Barclay: For context, most people have probably seen graph theory in the film Good Will Hunting. This is the problem on the chalkboard that has to get solved, right?!

Brown: It is! It’s actually close to my area. [The problem is] between graph theory and algebra, and it’s called algebraic combinatorics.

On using math in songwriting…

Barclay: Have you ever approached songwriting purely mathematically?

Brown: I have. I looked at Chuck Berry’s lead guitar playing… Chuck Berry does these patterns of threes against the background patterns of fours and twos. I thought about trying something new. I decided to write a riff in a pattern of five because it was unnatural to play… I often play it when I give math & music talks and I have a band of professional musicians playing with me. They have a hard time trying to play along because their brains don’t hear the patterns of fives on top of the rock rhythms of twos and fours. It was a perfect example of where I decided to let mathematics dictate what should sound right and then I practiced it until I could play it naturally. 

On careers paths for those studying mathematics…

Barclay: We’re in an explosion of data, you know, with people talking about ‘big data’ all the time.
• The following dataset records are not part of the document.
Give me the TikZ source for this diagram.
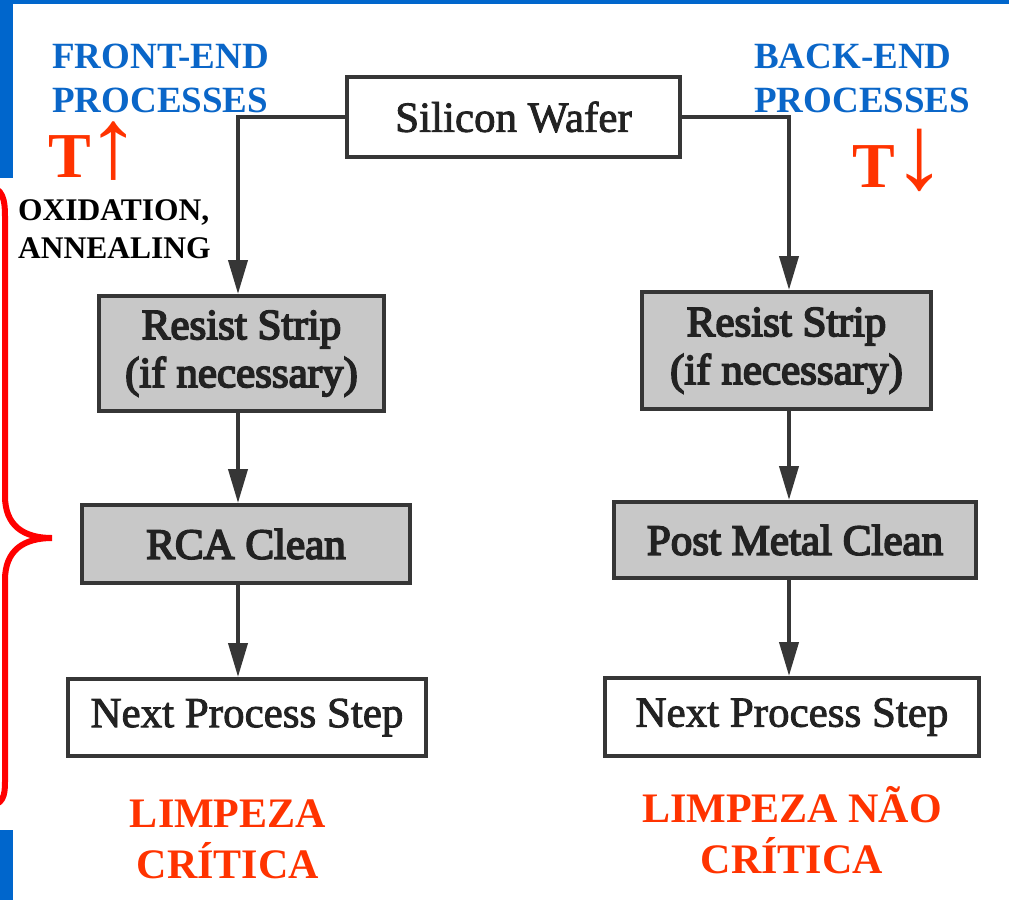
\documentclass[tikz,border=0pt]{standalone}
\usepackage{fontspec}
\usepackage{graphicx}
\setmainfont{Liberation Serif}
\newfontfamily\heavyserif[FakeBold=4]{Liberation Serif}
\newfontfamily\midserif[FakeBold=2]{Liberation Serif}
\usetikzlibrary{arrows.meta}
\definecolor{frameblue}{HTML}{0066CC}
\definecolor{headblue}{HTML}{0A66C8}
\definecolor{hotred}{HTML}{FF3300}
\definecolor{bracered}{HTML}{FF0000}
\definecolor{boxline}{HTML}{363636}
\definecolor{shade}{HTML}{C8C8C8}
\definecolor{ink}{HTML}{222222}
\newcommand{\uparr}{\kern-4pt\raisebox{0pt}{\scalebox{1.7}[1.55]{↑}}}
\newcommand{\downarr}{\kern-2pt\raisebox{-1pt}{\scalebox{1.7}[1.65]{↓}}}
\tikzset{
  plainbox/.style={draw=boxline, line width=4pt, fill=white, inner sep=0pt,
    text=ink, font=\midserif\fontsize{43}{50}\selectfont},
  shadebox/.style={plainbox, fill=shade, font=\heavyserif\fontsize{43}{48}\selectfont, align=center},
  flow/.style={draw=boxline, line width=4pt, -{Triangle[length=34pt,width=19pt]}},
  head/.style={inner sep=0pt, text=headblue, font=\bfseries\fontsize{37}{44}\selectfont},
  temp/.style={inner sep=0pt, text=hotred, font=\bfseries\fontsize{64}{70}\selectfont},
  proc/.style={inner sep=0pt, text=black, font=\bfseries\fontsize{31.5}{38}\selectfont},
  verdict/.style={inner sep=0pt, text=hotred, font=\bfseries\fontsize{42}{50}\selectfont},
}
\begin{document}
\begin{tikzpicture}[x=1pt,y=-1pt]
\useasboundingbox (0,0) rectangle (1009,900);
\fill[white] (0,0) rectangle (1009,900);
% frame bars
\fill[frameblue] (0,0) rectangle (1009,3.5);
\fill[frameblue] (0,0) rectangle (13,178);
\fill[frameblue] (0,830) rectangle (13,900);
% brace
\draw[bracered, line width=6pt, line cap=round]
  (-12,186) .. controls (3,188) and (5,200) .. (5,216)
  -- (5,496) .. controls (5,526) and (24,538) .. (52,538)
  .. controls (24,538) and (5,550) .. (5,580)
  -- (5,782) .. controls (5,796) and (3,805) .. (-12,806);
% boxes
\node[plainbox, minimum width=333pt, minimum height=80pt] (wafer) at (513.5,117) {Silicon Wafer};
\node[shadebox, minimum width=285pt, minimum height=115pt] (lres) at (241.5,353.5) {Resist Strip\\(if necessary)};
\node[shadebox, minimum width=328pt, minimum height=78pt] (lrca) at (246,544) {RCA Clean};
\node[plainbox, minimum width=358pt, minimum height=77pt] (lnext) at (247,717.5) {Next Process Step};
\node[shadebox, minimum width=289pt, minimum height=117pt] (rres) at (786.5,350.5) {Resist Strip\\(if necessary)};
\node[shadebox, minimum width=362pt, minimum height=76pt] (rpost) at (795,540) {Post Metal Clean};
\node[plainbox, minimum width=374pt, minimum height=78pt] (rnext) at (792,717) {Next Process Step};
% column coordinates
\coordinate (lx) at (238,0);
\coordinate (rx) at (789,0);
% connectors
\draw[flow] (wafer.west) -| (lres.north -| lx);
\draw[flow] (wafer.east) -| (rres.north -| rx);
\draw[flow] (lres.south -| lx) -- (lrca.north -| lx);
\draw[flow] (lrca.south -| lx) -- (lnext.north -| lx);
\draw[flow] (rres.south -| rx) -- (rpost.north -| rx);
\draw[flow] (rpost.south -| rx) -- (rnext.north -| rx);
% labels
\node[head, anchor=base west] (fe1) at (52,68) {FRONT-END};
\node[head, anchor=base west] (fe2) at (52,112) {PROCESSES};
\node[head, anchor=base west] (be1) at (754,68) {BACK-END};
\node[head, anchor=base west] (be2) at (754,112) {PROCESSES};
\node[temp, anchor=base west] (tup) at (48,177) {T\uparr};
\node[temp, anchor=base west] (tdown) at (852,187) {T\downarr};
\node[proc, anchor=base west] (ox1) at (18,220) {OXIDATION,};
\node[proc, anchor=base west] (ox2) at (18,258) {ANNEALING};
\node[verdict, anchor=base] (lc1) at (228,827) {LIMPEZA};
\node[verdict, anchor=base] (lc2) at (228,878) {CRÍTICA};
\node[verdict, anchor=base] (rc1) at (792,822) {LIMPEZA NÃO};
\node[verdict, anchor=base] (rc2) at (792,873) {CRÍTICA};
\end{tikzpicture}
\end{document}
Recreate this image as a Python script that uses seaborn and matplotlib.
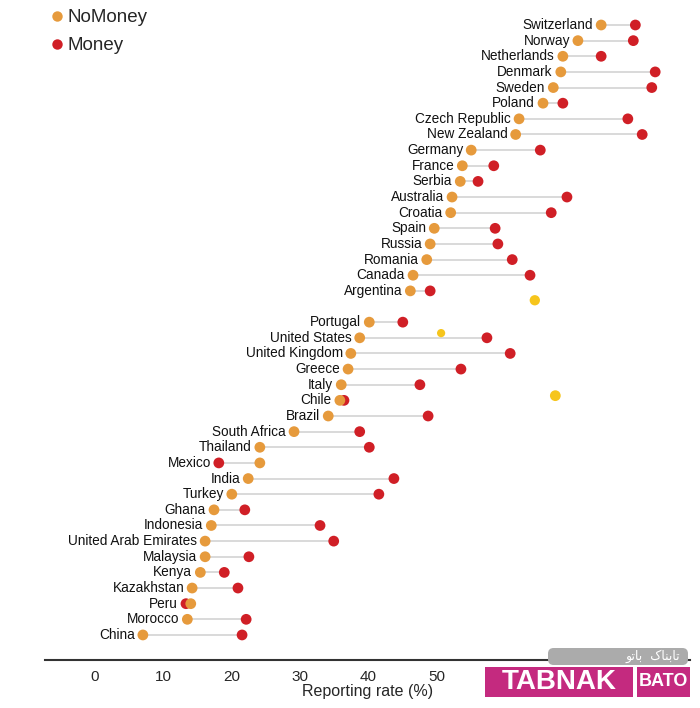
import pandas as pd
import matplotlib.pyplot as plt
import seaborn as sns
from matplotlib.lines import Line2D
from matplotlib.patches import FancyBboxPatch, Rectangle

# Datos: tasa de reporte (%) por pais, sin dinero y con dinero
paises = ['Switzerland', 'Norway', 'Netherlands', 'Denmark', 'Sweden', 'Poland',
          'Czech Republic', 'New Zealand', 'Germany', 'France', 'Serbia', 'Australia',
          'Croatia', 'Spain', 'Russia', 'Romania', 'Canada', 'Argentina',
          'Portugal', 'United States', 'United Kingdom', 'Greece', 'Italy', 'Chile',
          'Brazil', 'South Africa', 'Thailand', 'Mexico', 'India', 'Turkey', 'Ghana',
          'Indonesia', 'United Arab Emirates', 'Malaysia', 'Kenya', 'Kazakhstan',
          'Peru', 'Morocco', 'China']
no_money = [74.0, 70.6, 68.4, 68.1, 67.0, 65.5, 62.0, 61.5, 55.0, 53.7, 53.4, 52.2,
            52.0, 49.6, 49.0, 48.5, 46.5, 46.1,
            40.1, 38.7, 37.4, 37.0, 36.0, 35.8, 34.1, 29.1, 24.1, 24.1, 22.4, 20.0,
            17.4, 17.0, 16.1, 16.1, 15.4, 14.2, 14.0, 13.5, 7.0]
money = [79.0, 78.7, 74.0, 81.9, 81.4, 68.4, 77.9, 80.0, 65.1, 58.3, 56.0, 69.0,
         66.7, 58.5, 58.9, 61.0, 63.6, 49.0,
         45.0, 57.3, 60.7, 53.5, 47.5, 36.4, 48.7, 38.7, 40.1, 18.1, 43.7, 41.5,
         21.9, 32.9, 34.9, 22.5, 18.9, 20.9, 13.3, 22.1, 21.5]
# hay una fila vacia despues de Argentina
filas = [i if i < 18 else i + 1 for i in range(len(paises))]

# puntos amarillos sueltos que aparecen en la imagen
sueltos_x = [64.3, 50.6, 67.3]
sueltos_y = [17.6, 19.7, 23.7]

ticks = [0, 10, 20, 30, 40, 50]

naranja = '#E69A3C'
rojo = '#D01F26'
gris = '#D9D9D9'
rosa = '#C42A7F'

df = pd.DataFrame({'pais': paises, 'fila': filas, 'NoMoney': no_money, 'Money': money})
largo = df.melt(id_vars=['pais', 'fila'], value_vars=['Money', 'NoMoney'],
                var_name='grupo', value_name='tasa')

sns.set_style('white')
plt.rcParams['font.family'] = ['Liberation Sans', 'DejaVu Sans']

fig = plt.figure(figsize=(7, 7.08), dpi=100)
ax = fig.add_axes([45 / 700, 48 / 708, 645 / 700, 660 / 708])

# lineas entre los dos puntos
ax.hlines(df['fila'], df['NoMoney'], df['Money'], color=gris, linewidth=1.4, zorder=1)

# puntos rojos abajo, naranjas encima
sns.scatterplot(data=largo[largo['grupo'] == 'Money'], x='tasa', y='fila',
                color=rojo, s=60, edgecolor='none', ax=ax, zorder=2, legend=False)
sns.scatterplot(data=largo[largo['grupo'] == 'NoMoney'], x='tasa', y='fila',
                color=naranja, s=60, edgecolor='none', ax=ax, zorder=3, legend=False)
ax.scatter(sueltos_x, sueltos_y, color='#F6C51C', s=[55, 35, 60], edgecolor='none', zorder=3)

# etiquetas de paises a la izquierda del punto menor
for _, fila in df.iterrows():
    x_min = min(fila['NoMoney'], fila['Money'])
    ax.annotate(fila['pais'], (x_min, fila['fila']), xytext=(-8, 0),
                textcoords='offset pixels', ha='right', va='center',
                fontsize=9.8, color='#111111')

ax.set_xlim(-50 / 6.84, 595 / 6.84)
ax.set_ylim(635 / 15.64, -25 / 15.64)
ax.set_xticks(ticks)
ax.set_xticklabels([str(t) for t in ticks], fontsize=11)
ax.tick_params(axis='x', length=0, pad=7)
ax.set_yticks([])
ax.set_xlabel('Reporting rate (%)', fontsize=11.5, labelpad=0)
for lado in ['top', 'right', 'left']:
    ax.spines[lado].set_visible(False)
ax.spines['bottom'].set_color('#333333')
ax.spines['bottom'].set_linewidth(1.5)
ax.set_ylabel('')

# leyenda
manijas = [Line2D([0], [0], marker='o', color='none', markerfacecolor=naranja,
                  markeredgecolor='none', markersize=7.5),
           Line2D([0], [0], marker='o', color='none', markerfacecolor=rojo,
                  markeredgecolor='none', markersize=7.5)]
fig.legend(manijas, ['NoMoney', 'Money'], loc='upper left',
           bbox_to_anchor=(52 / 700, 1 - 9 / 708), frameon=False, fontsize=13.5,
           handlelength=0.5, handletextpad=0.35, labelspacing=0.6, borderpad=0,
           borderaxespad=0)

# marca de agua
fig.patches.append(FancyBboxPatch((548 / 700, 1 - 665 / 708), 140 / 700, 17 / 708,
                                  boxstyle='round,pad=0,rounding_size=0.008',
                                  transform=fig.transFigure, facecolor='#ABABAB',
                                  edgecolor='none', zorder=5))
fig.text(680 / 700, 1 - 656 / 708,
         '\uFEEE\uFE97\uFE8E\uFE91  \u06A9\uFE8E\uFEE8\uFE91\uFE8E\uFE97',
         ha='right', va='center', fontsize=9, color='white', family=['DejaVu Sans'],
         zorder=6)
fig.patches.append(Rectangle((485 / 700, 1 - 697 / 708), 148 / 700, 30 / 708,
                             transform=fig.transFigure, facecolor=rosa,
                             edgecolor='none', zorder=5))
fig.patches.append(Rectangle((637 / 700, 1 - 697 / 708), 53 / 700, 30 / 708,
                             transform=fig.transFigure, facecolor=rosa,
                             edgecolor='none', zorder=5))
fig.text(559 / 700, 1 - 682 / 708, 'TABNAK', ha='center', va='center', fontsize=20,
         fontweight='bold', color='white', zorder=6)
fig.text(663.5 / 700, 1 - 682 / 708, 'BATO', ha='center', va='center', fontsize=13,
         fontweight='bold', color='white', zorder=6)

fig.savefig('out.png', dpi=100)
So, are we also in an explosion of the uses of mathematics?

Brown: Yes. I think the future of mathematics — and the best jobs and careers that will be available for students — will be in data science and machine learning. Both of those require a strong background in mathematics. Many areas (or perhaps every area) outside of mathematics will be clamouring for students who can handle that.

*Excerpts were edited for length and format.